Doo-Seun Kim is a well-known Korean ceramic artist and held many overseas exhibitions, including in the United States and Canada.
She was born in Hiroshima, Japan; she was 8 when an atomic bomb was dropped in 1945. Her father, a potter, led the family back to
Korea and continued to make potteries there. When her father died at 42, Kim Doo took up the burden to support the whole family
and carried on her father's pottery work. Using her father's techniques, her potteries began attracting many buyers. During this
time, she opened a private school to teach children about making potteries; however, her endeavour stopped because of lack
of government approval.
Her early works were imitation of masterpieces of ancient artists, but soon started her own style. When she was about 29, she opened her own kiln Seorabeol Pottery)in Gyeongju. Seorabeol is the ancient name of Gyeongju of ancient Silla (Unified Shilla era, 668-935 AD). The stonewares celadon was plain in color and design and was not richly glazed. Then, in Goguryeo dynasty 918-1392, Korean pottery reached the highest level. With Chinese influence, Koreans also produced the green-glazed caledon as early as the 10th century. Despite a high degree of imitation, their celadons still exhibited an appealing style of individuality and unconventionality. The inlay and copper oxide glaze techniques were perfected in Korea. However, this flourishing pottery industry declined with the Mongol invasion about 1231 AD. The delicate skills of making celadon wares were lost. In Joseon Dynasty(1392-1910, because of inadequate supply of cobalt, the production of blue-and-white Ming style porcelains were limited for the use of royals and aristocrats until 1546. In that period, the brown porcelain(Bun-Chung or folklore appeared and became the popular daily wares for all classes in Korean society.

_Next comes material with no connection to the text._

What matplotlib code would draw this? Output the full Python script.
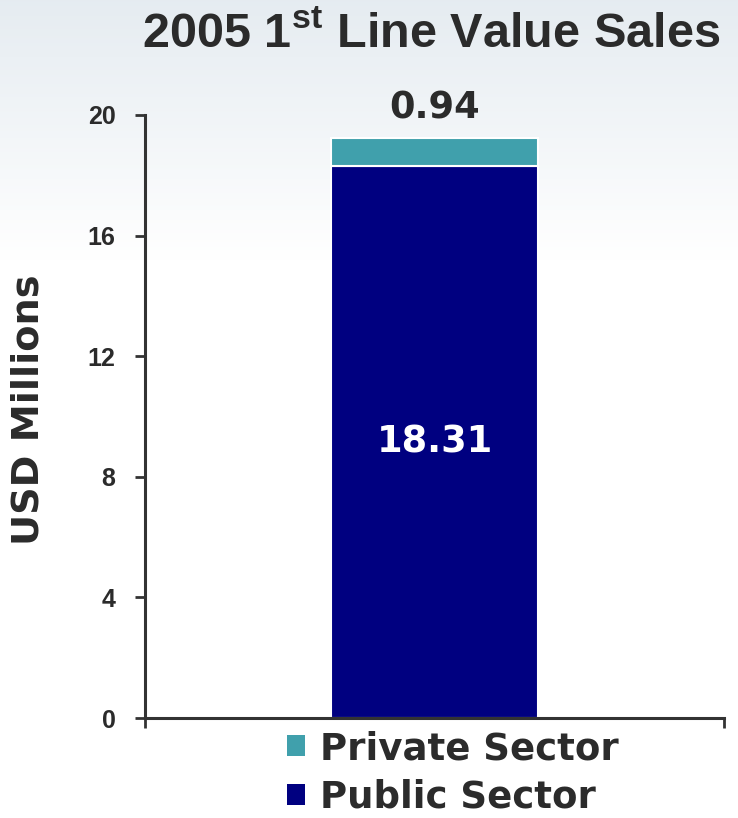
import numpy as np
import matplotlib
matplotlib.use('Agg')
import matplotlib.pyplot as plt
from matplotlib.patches import Patch

# data
segments = ['Public Sector', 'Private Sector']
values = [18.31, 0.94]
colors = ['#000080', '#40a0ac']
yticks = [0, 4, 8, 12, 16, 20]

plt.rcParams['mathtext.fontset'] = 'custom'
plt.rcParams['mathtext.bf'] = 'Liberation Sans:bold'
plt.rcParams['mathtext.rm'] = 'Liberation Sans:bold'

dark = '#2b2b2b'
fig = plt.figure(figsize=(7.38, 8.18), dpi=100)

# background gradient (light grey-blue at top fading to white)
bg = fig.add_axes([0, 0, 1, 1], zorder=-10)
grad = np.ones((818, 1, 3))
rows = np.arange(818)
fade = np.clip(1 - rows / 260.0, 0, 1)[:, None]
top_col = np.array([0.90, 0.925, 0.945])
grad[:, 0, :] = 1 - fade * (1 - top_col)
bg.imshow(grad, aspect='auto', extent=[0, 1, 0, 1], origin='upper')
bg.axis('off')

ax = fig.add_axes([145/738, 1 - 718/818, 579/738, 603/818])
ax.patch.set_alpha(0)

bottom = 0
for name, v, c in zip(segments, values, colors):
    ax.bar(0, v, width=0.712, bottom=bottom, color=c, edgecolor='white',
           linewidth=1.5, label=name)
    bottom += v

ax.set_xlim(-1, 1)
ax.set_ylim(0, 20)

# value labels
ax.text(0, values[0] / 2, f'{values[0]:.2f}', ha='center', va='center',
        color='white', fontsize=26.5, fontweight='bold', family='DejaVu Sans')
ax.annotate(f'{values[1]:.2f}', xy=(0, sum(values)), xytext=(0, 21),
            textcoords='offset points', ha='center', va='center',
            color=dark, fontsize=26.5, fontweight='bold', family='DejaVu Sans')

for s in ['top', 'right']:
    ax.spines[s].set_visible(False)
for s in ['left', 'bottom']:
    ax.spines[s].set_color('#333333')
    ax.spines[s].set_linewidth(2.2)
ax.spines['left'].set_bounds(0, 20)

ax.set_yticks(yticks)
ax.set_yticklabels([str(t) for t in yticks], fontsize=18, fontweight='bold',
                   family='Liberation Sans', color=dark)
ax.tick_params(axis='y', length=7.2, width=2, color='#333333', pad=14)
ax.set_xticks([-1, 1])
ax.set_xticklabels(['', ''])
ax.tick_params(axis='x', length=7.2, width=2, color='#333333')

fig.text(29/738, 1 - 410/818, 'USD Millions', rotation=90, ha='center',
         va='center', fontsize=27.5, fontweight='bold', family='DejaVu Sans',
         color=dark)

fig.text(431/738, 1 - 35/818, r'2005 1$^{\mathbf{st}}$ Line Value Sales',
         ha='center', va='center', fontsize=35, fontweight='bold',
         family='Liberation Sans', color=dark)

handles = [Patch(facecolor=colors[1], edgecolor='none'),
           Patch(facecolor=colors[0], edgecolor='none')]
leg = fig.legend(handles, [segments[1], segments[0]], loc='upper left',
                 bbox_to_anchor=(287/738, 1 - 730/818), frameon=False,
                 prop={'family': 'DejaVu Sans', 'weight': 'bold', 'size': 26.7},
                 handlelength=0.48, handleheight=0.48, handletextpad=0.4,
                 labelspacing=0.32, borderpad=0, borderaxespad=0)
for t in leg.get_texts():
    t.set_color(dark)

fig.savefig('out.png', dpi=100)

In 1590 and 1636, the pottery production were set back by invasions of Japanese to Korea. Many potters were conscripted to work in Japan. By the end of the 19th century, the loss of celadon techniques was complete. When Japan occupied Korea after the Sino-Japanese war, Korean potters were ordered to mass produced second-rate wares for Japan Empire. After the Second War, a group of Korean artisans including Doo-Seun Kim re-discovered the great tradition of Goguryeo porcelain.
Her standards of quality are very high. She uses her own clay and bakes her works slowly for days using temperate wood fire for the kiln. For large and important pieces the process will not take several months; also any imperfect pieces are destroyed in the long production.
With her philosophy of bringing artistic value to ceramic products used by ordinary people in daily life, she wants to introduce a simple, healthy and enjoyable lifestyle to the world. She opened her first overseas exhibition in Osaka, Japan, in 1968. At the age of 73, she was still holding public exhibition in 2010.
I met Doo-Seun Kim in an exhibition in Ontario in 2005. The exhibition displayed her daily stonewares and some masterpieces and
the paintings of two younger artists in a Chinese supermarket. Most of the stonewares were available for sale. Doo-Seun Kim
greeted me in a plain Korean traditional clothes. After I selected a kettle and a dish, she invited me to squat down at the floor
with her and proceeded to wrap my purchases personally. One of two classy dressed lady companions seemed to be reluctant to allow
her to finish the packaging; however, she continued to finish the packaging for me. No much conversation between us, but she pointed
out that the stonewares could be used directly over fire.
This quiet unpretentious image has impressed me greatly. After years at the present global competitive environment, she reminds me of how a down-to-earth culture propels its practical hardworking people to innovate and produce world-class goods.